**Exercise requirements**
Transcribe the material verbatim in full; the pictures do not belong in the copy.

**Collected material**
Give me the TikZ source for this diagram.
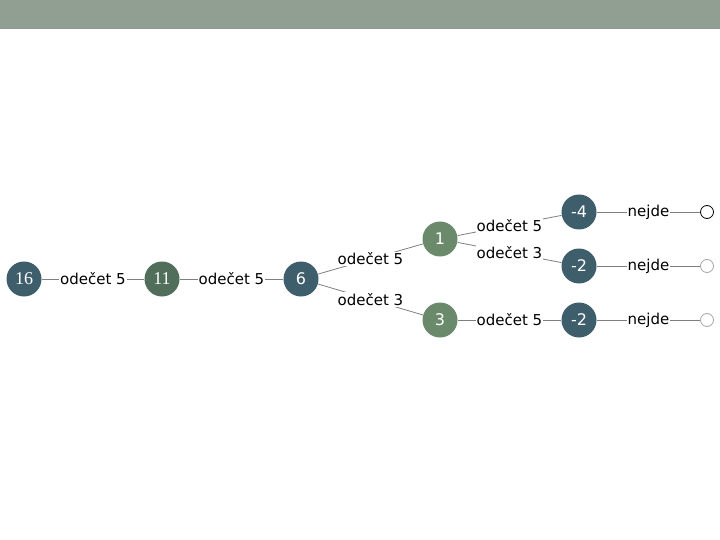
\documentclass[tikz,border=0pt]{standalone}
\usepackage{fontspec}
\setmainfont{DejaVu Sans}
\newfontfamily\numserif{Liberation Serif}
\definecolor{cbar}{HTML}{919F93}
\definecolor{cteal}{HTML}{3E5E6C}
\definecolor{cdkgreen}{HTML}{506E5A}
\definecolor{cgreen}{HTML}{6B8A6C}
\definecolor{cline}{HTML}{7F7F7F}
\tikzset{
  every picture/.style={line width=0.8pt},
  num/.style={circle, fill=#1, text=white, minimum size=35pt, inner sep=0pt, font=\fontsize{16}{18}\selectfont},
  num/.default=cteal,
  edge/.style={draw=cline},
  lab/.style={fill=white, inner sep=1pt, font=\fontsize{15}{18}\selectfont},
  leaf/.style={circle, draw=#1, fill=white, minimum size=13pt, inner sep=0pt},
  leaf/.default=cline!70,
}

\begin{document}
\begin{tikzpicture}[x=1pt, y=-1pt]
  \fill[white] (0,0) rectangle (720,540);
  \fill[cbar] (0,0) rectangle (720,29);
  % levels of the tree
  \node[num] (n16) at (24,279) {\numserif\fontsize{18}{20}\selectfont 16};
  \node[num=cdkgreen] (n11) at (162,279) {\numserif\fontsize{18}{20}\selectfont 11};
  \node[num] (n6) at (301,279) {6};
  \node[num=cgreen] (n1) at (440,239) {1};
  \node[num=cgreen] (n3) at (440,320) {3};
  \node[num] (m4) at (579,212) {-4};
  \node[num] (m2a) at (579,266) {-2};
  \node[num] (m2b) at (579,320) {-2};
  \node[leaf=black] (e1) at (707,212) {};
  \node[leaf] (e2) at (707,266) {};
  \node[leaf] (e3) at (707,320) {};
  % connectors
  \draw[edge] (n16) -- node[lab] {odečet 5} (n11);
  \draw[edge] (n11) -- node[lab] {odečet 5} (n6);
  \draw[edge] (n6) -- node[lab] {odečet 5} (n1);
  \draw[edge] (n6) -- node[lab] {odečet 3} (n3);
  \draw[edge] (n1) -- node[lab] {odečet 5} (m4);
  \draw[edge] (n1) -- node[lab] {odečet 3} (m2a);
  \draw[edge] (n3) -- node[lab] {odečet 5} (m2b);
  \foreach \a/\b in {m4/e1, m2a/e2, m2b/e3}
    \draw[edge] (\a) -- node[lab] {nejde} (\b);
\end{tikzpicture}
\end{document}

**Reply to the task**
Give me the TikZ source for this diagram.
\documentclass[tikz,border=0pt]{standalone}
\usepackage{fontspec}
\setmainfont{DejaVu Sans}
\newfontfamily\numserif{Liberation Serif}
\definecolor{cbar}{HTML}{919F93}
\definecolor{cteal}{HTML}{3E5E6C}
\definecolor{cdkgreen}{HTML}{506E5A}
\definecolor{cgreen}{HTML}{6B8A6C}
\definecolor{cline}{HTML}{7F7F7F}
\tikzset{
  every picture/.style={line width=0.8pt},
  num/.style={circle, fill=#1, text=white, minimum size=35pt, inner sep=0pt, font=\fontsize{16}{18}\selectfont},
  num/.default=cteal,
  edge/.style={draw=cline},
  lab/.style={fill=white, inner sep=1pt, font=\fontsize{15}{18}\selectfont},
  leaf/.style={circle, draw=#1, fill=white, minimum size=13pt, inner sep=0pt},
  leaf/.default=cline!70,
}

\begin{document}
\begin{tikzpicture}[x=1pt, y=-1pt]
  \fill[white] (0,0) rectangle (720,540);
  \fill[cbar] (0,0) rectangle (720,29);
  % levels of the tree
  \node[num] (n16) at (24,279) {\numserif\fontsize{18}{20}\selectfont 16};
  \node[num=cdkgreen] (n11) at (162,279) {\numserif\fontsize{18}{20}\selectfont 11};
  \node[num] (n6) at (301,279) {6};
  \node[num=cgreen] (n1) at (440,239) {1};
  \node[num=cgreen] (n3) at (440,320) {3};
  \node[num] (m4) at (579,212) {-4};
  \node[num] (m2a) at (579,266) {-2};
  \node[num] (m2b) at (579,320) {-2};
  \node[leaf=black] (e1) at (707,212) {};
  \node[leaf] (e2) at (707,266) {};
  \node[leaf] (e3) at (707,320) {};
  % connectors
  \draw[edge] (n16) -- node[lab] {odečet 5} (n11);
  \draw[edge] (n11) -- node[lab] {odečet 5} (n6);
  \draw[edge] (n6) -- node[lab] {odečet 5} (n1);
  \draw[edge] (n6) -- node[lab] {odečet 3} (n3);
  \draw[edge] (n1) -- node[lab] {odečet 5} (m4);
  \draw[edge] (n1) -- node[lab] {odečet 3} (m2a);
  \draw[edge] (n3) -- node[lab] {odečet 5} (m2b);
  \foreach \a/\b in {m4/e1, m2a/e2, m2b/e3}
    \draw[edge] (\a) -- node[lab] {nejde} (\b);
\end{tikzpicture}
\end{document}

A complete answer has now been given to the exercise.